--- Task details ---
Search the listing below for the string "source" and copy every line where it occurs.

# Given records start

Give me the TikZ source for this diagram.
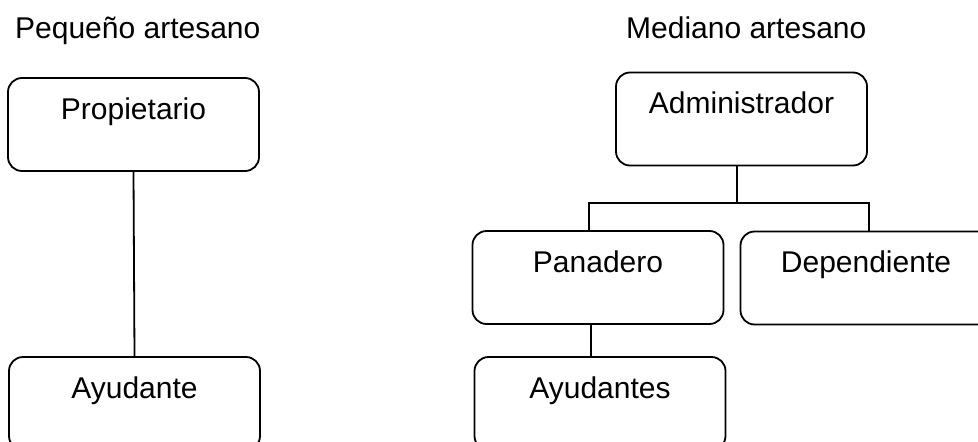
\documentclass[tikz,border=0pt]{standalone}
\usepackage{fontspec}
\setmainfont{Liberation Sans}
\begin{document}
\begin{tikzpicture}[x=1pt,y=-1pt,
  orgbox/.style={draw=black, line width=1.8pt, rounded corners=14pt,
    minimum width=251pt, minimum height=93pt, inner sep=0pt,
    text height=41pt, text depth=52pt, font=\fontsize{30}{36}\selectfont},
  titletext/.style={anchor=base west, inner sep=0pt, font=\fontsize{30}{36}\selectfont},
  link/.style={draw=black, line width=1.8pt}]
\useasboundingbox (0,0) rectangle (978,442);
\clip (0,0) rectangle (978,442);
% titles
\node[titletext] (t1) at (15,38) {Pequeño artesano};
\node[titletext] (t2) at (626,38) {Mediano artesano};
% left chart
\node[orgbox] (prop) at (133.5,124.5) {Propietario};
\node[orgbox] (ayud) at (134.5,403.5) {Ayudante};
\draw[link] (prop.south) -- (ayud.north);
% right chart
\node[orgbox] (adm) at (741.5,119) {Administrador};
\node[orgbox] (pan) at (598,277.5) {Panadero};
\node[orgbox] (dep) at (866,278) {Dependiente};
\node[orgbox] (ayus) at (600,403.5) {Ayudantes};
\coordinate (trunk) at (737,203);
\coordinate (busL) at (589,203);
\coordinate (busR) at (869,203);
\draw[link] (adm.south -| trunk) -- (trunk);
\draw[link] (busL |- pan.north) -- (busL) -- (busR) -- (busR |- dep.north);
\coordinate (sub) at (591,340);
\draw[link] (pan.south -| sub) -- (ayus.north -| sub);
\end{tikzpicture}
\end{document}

# Given records end
# Given records start

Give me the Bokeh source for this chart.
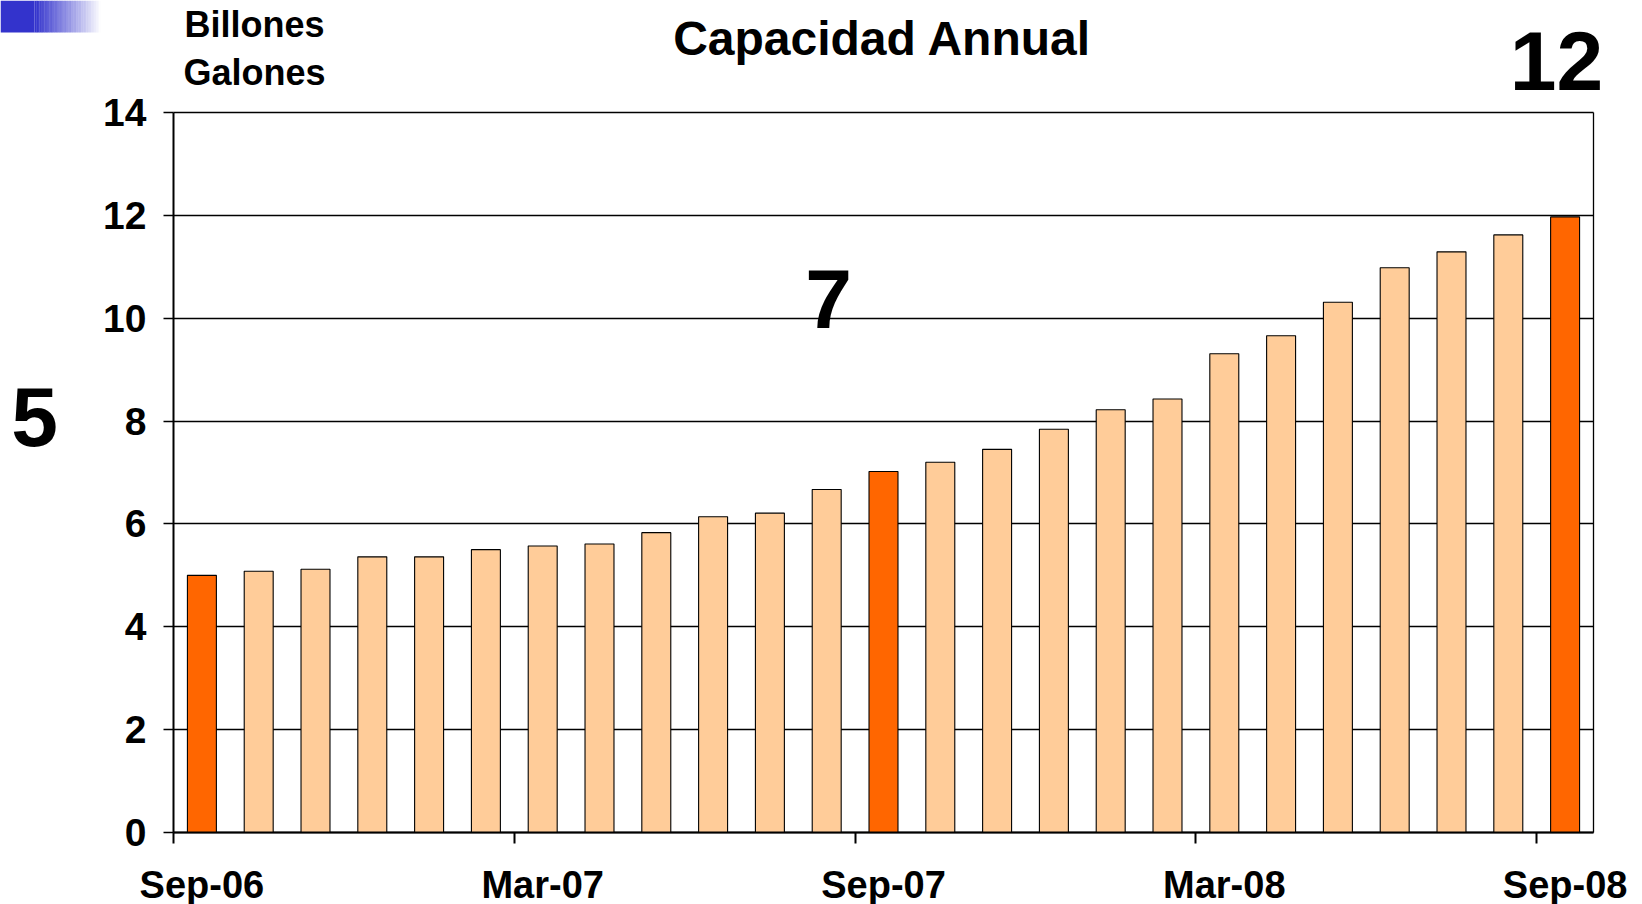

# Given records end

--- Correct result ---
Give me the TikZ source for this diagram.
Give me the Bokeh source for this chart.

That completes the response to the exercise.